◆ SOURCE DATA
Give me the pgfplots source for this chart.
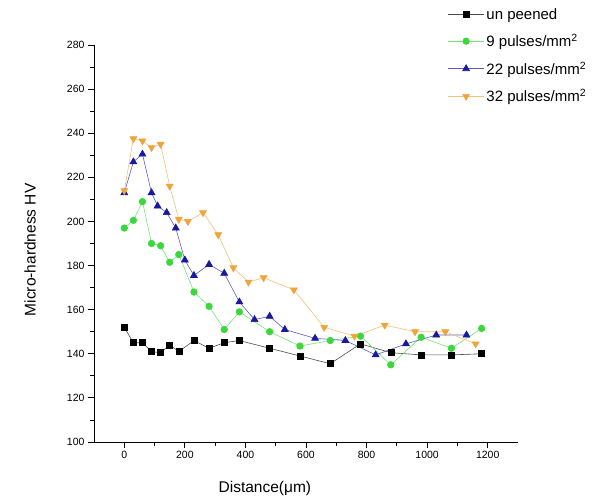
\documentclass[border=0pt]{standalone}
\usepackage{pgfplots}
\pgfplotsset{compat=1.18}
\usepackage{fontspec}
\setmainfont{Liberation Sans}

\definecolor{cgreen}{RGB}{60,215,60}
\definecolor{cblue}{RGB}{25,25,160}
\definecolor{corange}{RGB}{240,165,60}

\begin{document}
\begin{tikzpicture}
\useasboundingbox (-94pt,-59pt) rectangle (508pt,442pt);
\begin{axis}[
  scale only axis,
  width=424pt, height=397pt,
  xmin=-100, xmax=1300,
  ymin=100, ymax=280,
  axis x line*=bottom,
  axis y line*=left,
  xtick={0,200,...,1200},
  ytick={100,120,...,280},
  minor x tick num=1,
  minor y tick num=1,
  tick align=outside,
  major tick length=6pt,
  minor tick length=3.5pt,
  tick style={black, line width=0.8pt},
  axis line style={black, line width=0.9pt},
  ticklabel style={font=\fontsize{10.5}{12}\selectfont},
  /pgf/number format/assume math mode=true,
  /pgf/number format/1000 sep={},
  xlabel={Distance(μm)},
  ylabel={Micro-hardness HV},
  label style={font=\fontsize{15.5}{18}\selectfont},
  x label style={at={(axis description cs:0.403,-0.116)}, anchor=center},
  y label style={at={(axis description cs:-0.151,0.484)}, anchor=center},
  clip=false,
  legend style={at={(axis description cs:0.834,1.098)}, anchor=north west,
    draw=none, fill=none, font=\fontsize{15}{18}\selectfont,
    row sep=9.5pt, inner sep=0pt},
  legend cell align=left,
  legend image code/.code={
    \draw[mark repeat=2, mark phase=2, #1]
      plot coordinates {(0pt,0pt) (18pt,0pt) (36pt,0pt)};},
]
\addplot[black!70, line width=0.6pt, mark=square*, mark size=3pt,
  mark options={black, solid}] coordinates {
  (0,152) (30,145) (60,145) (90,141) (120,140.5) (150,144) (180,141)
  (230,146) (280,142.5) (330,145) (380,146) (480,142.5) (580,139)
  (680,135.5) (780,144.5) (880,140.5) (980,139.5) (1080,139.5) (1180,140)
};
\addlegendentry{un peened}
\addplot[cgreen!70, line width=0.6pt, mark=*, mark size=3.3pt,
  mark options={cgreen, solid}] coordinates {
  (0,197) (30,200.5) (60,209) (90,190) (120,189) (150,181.5) (180,185)
  (230,168) (280,161.5) (330,151) (380,159) (480,150) (580,143.5)
  (680,146) (780,148) (880,135) (980,147.5) (1080,142.5) (1180,151.5)
};
\addlegendentry{9 pulses/mm\textsuperscript{2}}
\addplot[cblue!70, line width=0.6pt, mark=triangle*, mark size=4pt,
  mark options={cblue, solid}] coordinates {
  (0,213) (30,227) (60,230.5) (90,213) (110,207) (140,204) (170,197)
  (200,182.5) (230,175.5) (280,180.5) (330,176.5) (380,163.5) (430,155.5)
  (480,157) (530,151) (630,147) (730,146) (830,139.5) (930,144.5)
  (1030,148.5) (1130,148.5)
};
\addlegendentry{22 pulses/mm\textsuperscript{2}}
\addplot[corange!70, line width=0.6pt, mark=triangle*, mark size=4pt,
  mark options={corange, solid, rotate=180}] coordinates {
  (0,214) (30,237.5) (60,236.5) (90,233.5) (120,235) (150,216) (180,201)
  (210,200) (260,204) (310,194) (360,179) (410,172.5) (460,174.5)
  (560,169) (660,152) (760,148) (860,153) (960,150) (1060,150) (1160,144.5)
};
\addlegendentry{32 pulses/mm\textsuperscript{2}}
\end{axis}
\end{tikzpicture}
\end{document}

◆ STATED EXERCISE
Reproduce each line exactly as it appears, omitting the pictures.

◆ EXPECTED OUTPUT
Give me the pgfplots source for this chart.
\documentclass[border=0pt]{standalone}
\usepackage{pgfplots}
\pgfplotsset{compat=1.18}
\usepackage{fontspec}
\setmainfont{Liberation Sans}

\definecolor{cgreen}{RGB}{60,215,60}
\definecolor{cblue}{RGB}{25,25,160}
\definecolor{corange}{RGB}{240,165,60}

\begin{document}
\begin{tikzpicture}
\useasboundingbox (-94pt,-59pt) rectangle (508pt,442pt);
\begin{axis}[
  scale only axis,
  width=424pt, height=397pt,
  xmin=-100, xmax=1300,
  ymin=100, ymax=280,
  axis x line*=bottom,
  axis y line*=left,
  xtick={0,200,...,1200},
  ytick={100,120,...,280},
  minor x tick num=1,
  minor y tick num=1,
  tick align=outside,
  major tick length=6pt,
  minor tick length=3.5pt,
  tick style={black, line width=0.8pt},
  axis line style={black, line width=0.9pt},
  ticklabel style={font=\fontsize{10.5}{12}\selectfont},
  /pgf/number format/assume math mode=true,
  /pgf/number format/1000 sep={},
  xlabel={Distance(μm)},
  ylabel={Micro-hardness HV},
  label style={font=\fontsize{15.5}{18}\selectfont},
  x label style={at={(axis description cs:0.403,-0.116)}, anchor=center},
  y label style={at={(axis description cs:-0.151,0.484)}, anchor=center},
  clip=false,
  legend style={at={(axis description cs:0.834,1.098)}, anchor=north west,
    draw=none, fill=none, font=\fontsize{15}{18}\selectfont,
    row sep=9.5pt, inner sep=0pt},
  legend cell align=left,
  legend image code/.code={
    \draw[mark repeat=2, mark phase=2, #1]
      plot coordinates {(0pt,0pt) (18pt,0pt) (36pt,0pt)};},
]
\addplot[black!70, line width=0.6pt, mark=square*, mark size=3pt,
  mark options={black, solid}] coordinates {
  (0,152) (30,145) (60,145) (90,141) (120,140.5) (150,144) (180,141)
  (230,146) (280,142.5) (330,145) (380,146) (480,142.5) (580,139)
  (680,135.5) (780,144.5) (880,140.5) (980,139.5) (1080,139.5) (1180,140)
};
\addlegendentry{un peened}
\addplot[cgreen!70, line width=0.6pt, mark=*, mark size=3.3pt,
  mark options={cgreen, solid}] coordinates {
  (0,197) (30,200.5) (60,209) (90,190) (120,189) (150,181.5) (180,185)
  (230,168) (280,161.5) (330,151) (380,159) (480,150) (580,143.5)
  (680,146) (780,148) (880,135) (980,147.5) (1080,142.5) (1180,151.5)
};
\addlegendentry{9 pulses/mm\textsuperscript{2}}
\addplot[cblue!70, line width=0.6pt, mark=triangle*, mark size=4pt,
  mark options={cblue, solid}] coordinates {
  (0,213) (30,227) (60,230.5) (90,213) (110,207) (140,204) (170,197)
  (200,182.5) (230,175.5) (280,180.5) (330,176.5) (380,163.5) (430,155.5)
  (480,157) (530,151) (630,147) (730,146) (830,139.5) (930,144.5)
  (1030,148.5) (1130,148.5)
};
\addlegendentry{22 pulses/mm\textsuperscript{2}}
\addplot[corange!70, line width=0.6pt, mark=triangle*, mark size=4pt,
  mark options={corange, solid, rotate=180}] coordinates {
  (0,214) (30,237.5) (60,236.5) (90,233.5) (120,235) (150,216) (180,201)
  (210,200) (260,204) (310,194) (360,179) (410,172.5) (460,174.5)
  (560,169) (660,152) (760,148) (860,153) (960,150) (1060,150) (1160,144.5)
};
\addlegendentry{32 pulses/mm\textsuperscript{2}}
\end{axis}
\end{tikzpicture}
\end{document}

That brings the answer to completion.